Illustration : Vanya Michel

Depuis plu­sieurs mois, une cer­taine fatigue se fait sen­tir au sein du réseau des écrivain·e·s publics de Liège. Des écrivain·e·s publics rap­portent en effet avec las­si­tude que leur per­ma­nence leur semble deve­nir le lieu qua­si-exclu­sif d’un accom­pa­gne­ment aux per­sonnes hors emploi. L’aide à la rédac­tion de CV et de lettres de moti­va­tion y occupe, en par­ti­cu­lier, une place de plus en plus grande, pla­çant les écrivain·e·s publics entre le mar­teau et la plume, entre exi­gences ins­ti­tu­tion­nelles et sou­tien à l’émancipation.

D’année en année, le nombre de cour­riers écrits par des écrivain·e·s publics a sin­gu­liè­re­ment aug­men­té. Dans le réseau de Liège (pro­vince de Liège, Namur et Luxem­bourg), plu­sieurs mil­liers de cour­riers ont ain­si été rédi­gés sur l’année 2015. Un rythme qui ne fai­blit pas et qui s’explique par le fait que le ser­vice est de mieux en mieux connu par les admi­nis­tra­tions et orga­ni­sa­tions diverses, qui y envoient régu­liè­re­ment des per­sonnes, par l’augmentation du nombre de per­ma­nences, et par le fait que de plus en plus de per­sonnes res­sentent le besoin d’y faire appel.

Pour cette même année 2015, d’après les sta­tis­tiques recueillies auprès de 40 per­ma­nences, les CV et lettres de moti­va­tion ont consti­tué 60% des tra­vaux d’écriture réa­li­sés. Ce chiffre est d’autant plus frap­pant si on le met en pers­pec­tive avec les don­nées recueillies les années pré­cé­dentes : 20% en 2010, 40% en 2013, 47% en 2014… La part que cela repré­sente n’a pas ces­sé d’augmenter depuis 2007 (date de la pre­mière col­lecte de statistiques).

Sans que les écrivain·e·s publics ne remettent en ques­tion la néces­si­té d’apporter un accom­pa­gne­ment lié à la recherche d’un emploi, ce sont plu­tôt les consé­quences sur leur tra­vail qui les inter­pelle. Plu­sieurs se plaignent de devoir choi­sir entre limi­ter le nombre de per­sonnes reçues, et les accueillir toutes au risque de faire du CV « à la chaîne »…
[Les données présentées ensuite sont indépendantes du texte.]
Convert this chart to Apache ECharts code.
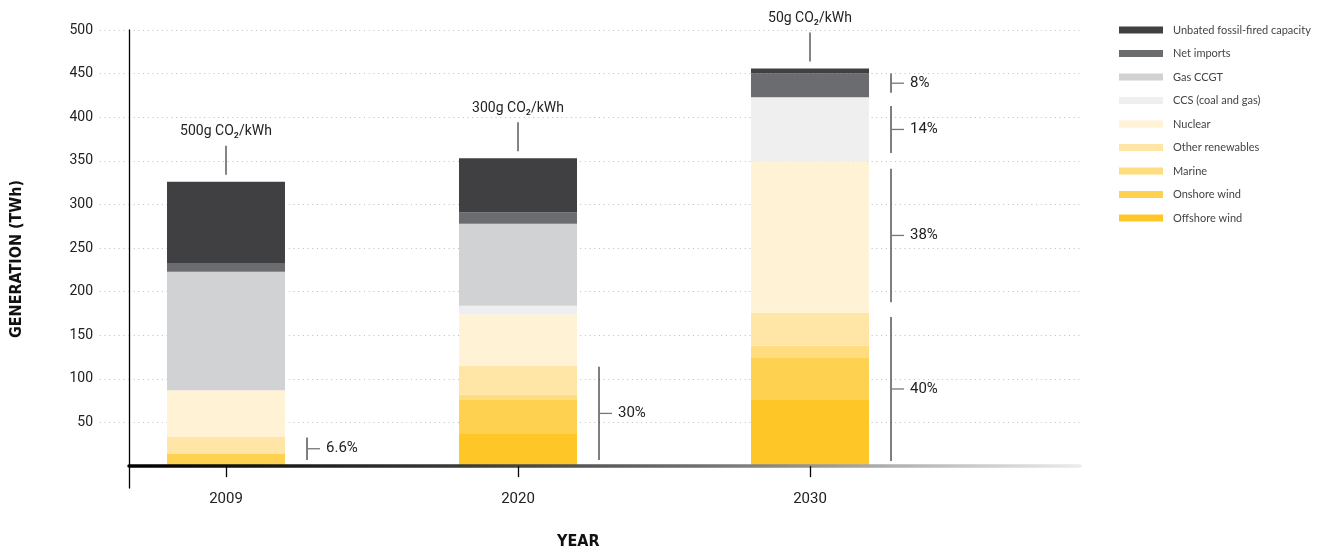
<!DOCTYPE html>
<html>
<head>
<meta charset="utf-8">
<title>Generation mix</title>
<script src="https://cdn.jsdelivr.net/npm/echarts@6/dist/echarts.min.js"></script>
<style>
  html, body { margin: 0; padding: 0; background: #ffffff; }
  #chart { width: 1320px; height: 550px; }
</style>
</head>
<body>
<div id="chart"></div>
<script>
// Generation by source, TWh
const years = ['2009', '2020', '2030'];
const offshoreWind    = [0, 37, 76];
const onshoreWind     = [14, 39, 48];
const marine          = [0, 6, 14];
const otherRenewables = [20, 33, 38];
const nuclear         = [53, 59, 173];
const ccsCoalGas      = [0, 10, 74];
const gasCCGT         = [136, 94, 0];
const netImports      = [10, 13, 27];
const unabatedFossil  = [93, 62, 6];

// Carbon intensity shown above each column
const intensityLabels = ['500g CO₂/kWh', '300g CO₂/kWh', '50g CO₂/kWh'];

// Share brackets: year index, from TWh, to TWh, label
const bracketYear  = [0, 1, 2, 2, 2, 2];
const bracketFrom  = [7, 7, 6, 188, 359, 428];
const bracketTo    = [33, 114, 171, 341, 413, 450];
const bracketText  = ['6.6%', '30%', '40%', '38%', '14%', '8%'];

const yTicks = [50, 100, 150, 200, 250, 300, 350, 400, 450, 500];
const xTicks = [0, 1, 2];

const layers = [
  { name: 'Offshore wind',                 data: offshoreWind,    color: '#ffc627' },
  { name: 'Onshore wind',                  data: onshoreWind,     color: '#ffd151' },
  { name: 'Marine',                        data: marine,          color: '#ffdc7d' },
  { name: 'Other renewables',              data: otherRenewables, color: '#ffe6a6' },
  { name: 'Nuclear',                       data: nuclear,         color: '#fff2d5' },
  { name: 'CCS (coal and gas)',            data: ccsCoalGas,      color: '#efefef' },
  { name: 'Gas CCGT',                      data: gasCCGT,         color: '#d1d2d4' },
  { name: 'Net imports',                   data: netImports,      color: '#6b6c70' },
  { name: 'Unbated fossil-fired capacity', data: unabatedFossil,  color: '#404042' }
];

const totals = years.map((_, i) => layers.reduce((s, l) => s + l.data[i], 0));

const BAR_WIDTH = 118;
const dotted = { color: '#bdbdbd', width: 1, type: [1, 3.7] };
const numFont = 'Roboto, "DejaVu Sans", sans-serif';
const headFont = '"DejaVu Sans Condensed", "Liberation Sans Narrow", Roboto, sans-serif';

// Value column first so that the stack is applied to the y dimension
const barSeries = layers.map(l => ({
  name: l.name,
  type: 'bar',
  stack: 'generation',
  barWidth: BAR_WIDTH,
  itemStyle: { color: l.color },
  emphasis: { disabled: true },
  encode: { x: 1, y: 0 },
  data: l.data.map((v, i) => [v, i])
}));

const intensitySeries = {
  type: 'custom',
  clip: false,
  silent: true,
  z: 5,
  encode: { x: 0, y: 1 },
  data: totals.map((t, i) => [i, t]),
  renderItem(params, api) {
    const p = api.coord([api.value(0), api.value(1)]);
    return {
      type: 'group',
      children: [
        { type: 'line', shape: { x1: p[0], y1: p[1] - 7, x2: p[0], y2: p[1] - 36 },
          style: { stroke: '#333333', lineWidth: 1.2 } },
        { type: 'text', style: {
            text: intensityLabels[params.dataIndex], x: p[0], y: p[1] - 50,
            align: 'center', verticalAlign: 'middle', fill: '#222222',
            fontSize: 14, fontFamily: numFont } }
      ]
    };
  }
};

const bracketSeries = {
  type: 'custom',
  clip: false,
  silent: true,
  z: 5,
  encode: { x: 0, y: [1, 2] },
  data: bracketYear.map((y, i) => [y, bracketFrom[i], bracketTo[i]]),
  renderItem(params, api) {
    const lo = api.coord([api.value(0), api.value(1)]);
    const hi = api.coord([api.value(0), api.value(2)]);
    const x = lo[0] + BAR_WIDTH / 2 + 22;
    const midY = (lo[1] + hi[1]) / 2;
    return {
      type: 'group',
      children: [
        { type: 'line', shape: { x1: x, y1: lo[1], x2: x, y2: hi[1] },
          style: { stroke: '#3a3a3a', lineWidth: 1.3 } },
        { type: 'line', shape: { x1: x, y1: midY, x2: x + 13, y2: midY },
          style: { stroke: '#777777', lineWidth: 1.3 } },
        { type: 'text', style: {
            text: bracketText[params.dataIndex], x: x + 19, y: midY,
            align: 'left', verticalAlign: 'middle', fill: '#222222',
            fontSize: 15, fontFamily: numFont } }
      ]
    };
  }
};

const chart = echarts.init(document.getElementById('chart'), null, { renderer: 'canvas' });

chart.setOption({
  animation: false,
  backgroundColor: '#ffffff',
  title: {
    text: 'YEAR',
    left: 552,
    top: 529,
    textStyle: { fontSize: 16, fontWeight: 'bold', color: '#111111', fontFamily: headFont }
  },
  legend: {
    orient: 'vertical',
    left: 1114,
    top: 18,
    icon: 'rect',
    itemWidth: 44,
    itemHeight: 7,
    itemGap: 9.5,
    selectedMode: false,
    data: layers.map(l => l.name).reverse(),
    textStyle: { fontFamily: 'Lato, "Open Sans", sans-serif', fontSize: 11, color: '#444444',
      lineHeight: 14, padding: [0, 0, 0, 5] }
  },
  grid: { left: 129, right: 240, top: 30, bottom: 62, containLabel: false },
  xAxis: {
    type: 'value',
    min: -0.3322,
    max: 2.9246,
    z: 3,
    splitLine: { show: false },
    axisLine: {
      onZero: true,
      lineStyle: {
        width: 3.5,
        color: new echarts.graphic.LinearGradient(0, 0, 1, 0, [
          { offset: 0, color: '#000000' },
          { offset: 0.35, color: '#3a3a3a' },
          { offset: 0.6, color: '#707070' },
          { offset: 0.8, color: '#b0b0b0' },
          { offset: 1, color: '#ececec' }
        ])
      }
    },
    axisTick: { show: true, customValues: xTicks, length: 11, lineStyle: { color: '#000000', width: 1.3 } },
    axisLabel: {
      customValues: xTicks,
      formatter: v => years[v] || '',
      margin: 4,
      fontSize: 15,
      color: '#222222',
      fontFamily: numFont
    }
  },
  yAxis: {
    type: 'value',
    min: -25,
    max: 500,
    name: 'GENERATION (TWh)',
    nameLocation: 'middle',
    nameRotate: 90,
    nameGap: 104,
    nameTextStyle: { fontSize: 16, fontWeight: 'bold', color: '#111111', fontFamily: headFont },
    axisLine: { show: true, onZero: false, lineStyle: { color: '#000000', width: 1.3 } },
    axisTick: { show: true, customValues: yTicks, length: 32, lineStyle: dotted },
    axisLabel: {
      customValues: yTicks,
      margin: 36,
      fontSize: 14,
      color: '#222222',
      fontFamily: numFont
    },
    splitLine: { show: true, lineStyle: dotted }
  },
  series: [...barSeries, intensitySeries, bracketSeries]
});
</script>
</body>
</html>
De plus, des écrivain·e·s ont rap­por­té que des conseiller·e·s du Forem leur retour­naient par­fois leurs CV « cor­ri­gés » selon les normes de l’institution. Cette pra­tique n’est pas rare, et vient sans doute d’une mécon­nais­sance du rôle et du prin­cipe d’indépendance des écrivain·e·s publics, ain­si que d’un manque de temps des salarié·e·s du Forem qui pré­fèrent ren­voyer à d’autres ce tra­vail per­çu comme basique. Il est sou­vent dif­fi­cile de refu­ser de répondre à ces demandes. Comme le sou­ligne une écri­vaine publique, « si nous ne fai­sons pas le job, qui le fera ? Peut-être per­sonne. Et ces gens déjà un peu fra­giles par rap­port à la demande appuyée de pos­tu­ler vont être encore retar­dés, voire sanc­tion­nés ». Une situa­tion d’autant plus absurde que cer­taines per­sonnes tenant des per­ma­nences sont elles-mêmes deman­deuses d’emploi, et donc tenues de prou­ver à leur propre conseiller·e qu’elles recherchent acti­ve­ment du tra­vail – être béné­vole étant sou­vent consi­dé­ré par le Forem comme un obs­tacle à l’employabilité !1

RÉPERCUSSIONS DE « L’ACTIVATION » DES PERSONNES HORS EMPLOI

Ces situa­tions, au-delà de la détresse qu’elles mettent en lumière, nous amènent à nous inter­ro­ger quant à l’accompagnement des deman­deurs et deman­deuses d’emploi dans le contexte d’un accrois­se­ment des pres­sions à leur encontre. En effet, les vingt der­nières années ont connu une trans­for­ma­tion pro­gres­sive des pra­tiques du Forem, et notam­ment de leur rôle dans l’accompagnement des deman­deurs et deman­deuses d’emploi. Depuis 2004, dif­fé­rents accords et décrets ont ren­for­cé « l’accompagnement et le sui­vi actifs » des per­sonnes au chô­mage, notam­ment en inten­si­fiant la fré­quence de leurs convo­ca­tions et en dotant chacun·e d’un·e conseiller·e référent·e, avec qui est éta­bli un plan d’accompagnement indi­vi­dua­li­sé. Ces mesures « d’accompagnement » se retrouvent cepen­dant mêlées, dans le dis­cours public et les déci­sions poli­tiques prises, à des menaces de sanc­tions de plus en plus strictes. Le plan d’accompagnement indi­vi­dua­li­sé peut par exemple leur ser­vir de jus­ti­fi­ca­tion : en cas de non-res­pect, les per­sonnes au chô­mage peuvent voir leurs allo­ca­tions dimi­nuer, être sus­pen­dues, voire être reti­rées. Un mélange des genres qui s’accentue en 2016 avec le trans­fert au Forem des com­pé­tences de contrôle et de déci­sion de sanc­tion, aupa­ra­vant dévo­lues à l’Onem (qui reste en charge d’appliquer les sanctions).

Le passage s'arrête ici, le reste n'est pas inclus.